On perfumed pink Safeway stationery she pleaded with him to reconsider, she begged him to come. For them all she outlined their father’s pathetic condition. He’d had a heart attack after Betita’s death. He had high blood pressure. His veins were clotted with cholesterol. His kidneys were hardly functioning. He had fallen and broken his hip. A tumor the size of an avocado had been removed from beside his other lung, and it was such a rare tumor they didn’t know if it was malignant or benign. They thought, also, that he had diabetes. Then, most recently, a mild attack of pneumonia had laid him out for a couple of weeks. As an afterthought she mentioned that some lymph nodes had been cut from his neck for biopsies because they thought he had leukemia, but it turned out he’d had an infection behind his ears where the stems of his glasses were rubbing too hard.
Jorge wrote back:
What is Papa trying to do to us all? I’m no spring chicken, Sally. I got a heart condition. I’m blind in one eye. I got bursitis so bad in one shoulder I can’t lift my hand above my waist. And I’ve got diabetes!
He returned, though. He loved his father, he loved Milagro. Since the last time, Nadia had also died. The other surviving children came, but none of the grandchildren or great-grandchildren showed up. Times were a little tough, money hard to come by. And although maybe the old man was dying, he looked better than ever, better even than some of them. His cheeks seemed to have fleshed out a little, they were even a tiny bit rosy. Could it be their imagination, or was he walking less stooped over now? And his mind seemed sharper than before. When Jorge drove up the God damn old man was outside chopping wood!
They shared a quiet, subdued celebration. Most of them had arrived late and would leave early. And after they had all kissed their father good-bye again, and perhaps squeezed him a little harder than usual in their abrazos (hoping, maybe, to dislodge irrevocably something vital inside his body), the sons and daughters went for a walk on the mesa.

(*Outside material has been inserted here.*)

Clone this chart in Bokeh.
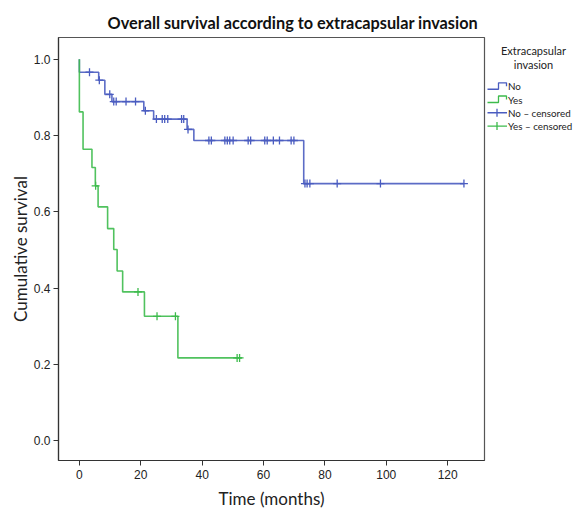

“I thought he said he was dying,” Jorge complained, leaning heavily on a cane, popping glycerin tablets from time to time.
“I wrote you all what has happened,” Sally sighed. “I told you what Papa said.”
“How old is he now?” asked Berta.
“He was born in 1880, qué no?” Ricardo said.
“That makes him eighty-four,” Billy said glumly. “And already I’m fifty.”
“He’s going to die,” Sally said sadly. “I can feel it in my bones.”
And those that didn’t look at her with a mixture of hysteria and disgust solemnly crossed themselves.…
For the Christmas of 1970 only Jorge came. He bitched, ranted, and raved at Sally in a number of three-, four-, and five-page letters, intimating in no uncertain terms that he couldn’t care less if his father had lost all the toes on one foot plus something related to his bladder, he wasn’t flying across any more oceans for any more Christmases to say good-bye to the immortal son of a bitch.
But he came.
The airplane set down in the capital; he took the Trailways bus up. Ricardo, who was recovering from stomach surgery but slowly dying of bone cancer anyway, met him at Rael’s store. Sally came up later. Jorge had one blind askew eye and poor vision in the other, he was bald, limping noticeably, haggard and frail and crotchety. He felt that for sure this trip was going to kill him, and did not understand why he kept making it against his will.
Then, when Jorge saw Amarante, his suspicions were confirmed. His father wasn’t growing old: he had reached some kind of nadir ten or twelve years ago and now he was growing backward, aiming toward middle age, maybe youth. To be sure, when Amarante lifted his shirt to display the scars he looked like a banana that had been hacked at by a rampaging machete-wielding maniac, but the light in his twinkling old eyes, magnified by those glasses, seemed like something stolen from the younger generation.
The next day, Christmas Day, in the middle of Christmas dinner, Jorge suffered a heart attack, flipped over in his chair, his mouth full of candied sweet potato, and died.